As in his youth, Ronald Blythe is thrilled by seeing the sea

"THE sea! The sea!" we shouted when the land ran ran out and the blue wall of water rose ahead. At Aldeburgh, the church-builders framed it in Gothic stone. Even today, when everyone goes everywhere, this sudden proclamation by the sea itself of its existence remains thrilling. To us Suffolk inlanders, it remains heart-stopping.

Those who live by it never take it for granted. The fishermen, lifeboatmen, and sailors generally eye it warily. Victorian photographs in the sailors' shelter reveal ravaged faces of boys and men as though waves and winds beat against them with the same indifference as they would a breakwater.

The gulls scream, and Ian plunges in, the only one of us who has an arrangement with it, a dark head, a white arm, a distant cry.

I pick up stones. The church tower comes and goes between the houses. A matching whiteness of form and architecture, birds and boats, is everywhere. Time slips away, and I am the youthful writer slipping and sliding in the shingle of decades ago, deafened by the monotonous rise and fall of the elements. Yet, at the same time, stimulated by their power.

There is Benjamin Britten's house. Sea-trained by his Lowestoft origins, he would have found the interior silences of my native scene sterile, maybe. No thud and crash of water, no pitiless distances, and an absence of drama. No glitter to life. What was somtimes wearying to me was reviving to him. George Crabbe, the great realist poet, heard the Aldeburgh sea calling to him wherever he went. He would make long journeys to it, just to breathe it in. His snowy bust looks up at Britten's memorial window in Aldeburgh church, and away from congregations.

The Revd George Crabbe was given a hard time when he re- turned to Aldeburgh as a curate. But the mighty sea solaced him, and while he could be said to have taken his revenge in The Borough, an exposé of a poem if ever there was one, in his head the sea put all human behaviour in its place. And so here it is once more, diminishing, yet somehow praising us mortals.

There are no oceans in the King James Bible, only seas, and these abundantly.

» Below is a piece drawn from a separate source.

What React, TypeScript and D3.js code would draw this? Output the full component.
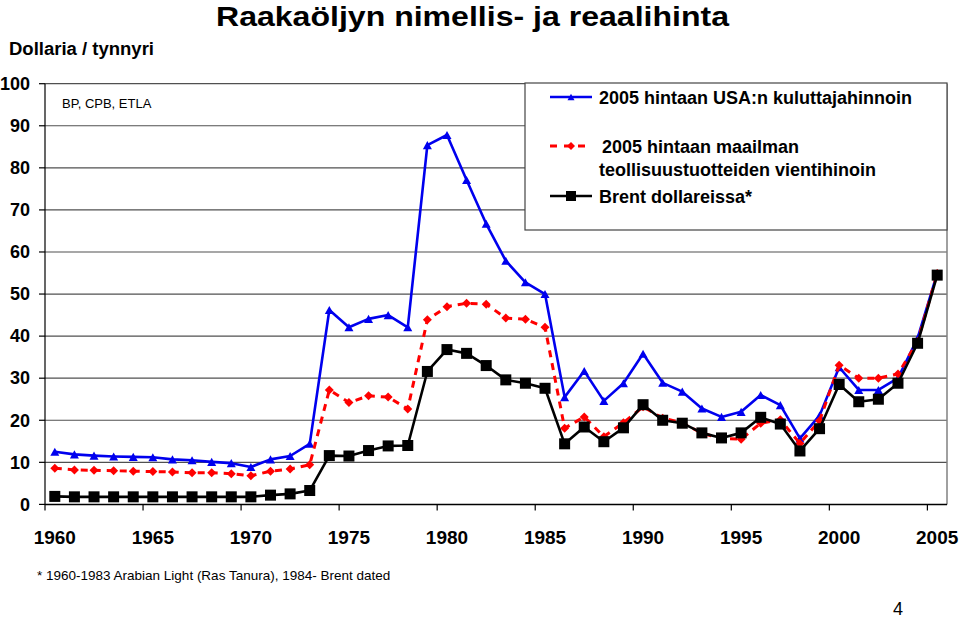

Awe accompanies the many references to them. It was St Paul who used the word "peril" in relation to them. Most scriptural references show humanity acknowledging the sea's supremacy. Those who wrote them would not have heard of the Pacific or the Atlantic. They would have seen them as roads, and the Gospels have a marine flavour to them.

St Paul's journey to Rome, in Acts, is one of the world's best-written sea voyages, with its mixture of sailors' superstition, religious trust, and economics. Nelson would have found it quite an ordinary account of what is likely to happen when you board ship. Jesus's eyes - his inner and his outer vision - were sharpened by Galilee, that inland fishing-ground and faith-carrying sea from whose shores he gathered his disciples. "And did those feet . . ."

Matthew Arnold, in Dover Beach, the greatest of all shoreline poems, writes of the ebbing of the sea of faith. "Listen! You hear the grating roar Of pebbles which the waves draw back, and fling, At their return, up the high strand, Begin, and cease. . ."

In Cornwall, I used to be entranced by the mesmeric sea, but less so in Suffolk, where coastal history not so much tamed it as made it practical. Every now and then, like Crabbe, or Maggi Hambling, I visit it, and am transfixed by its immensity.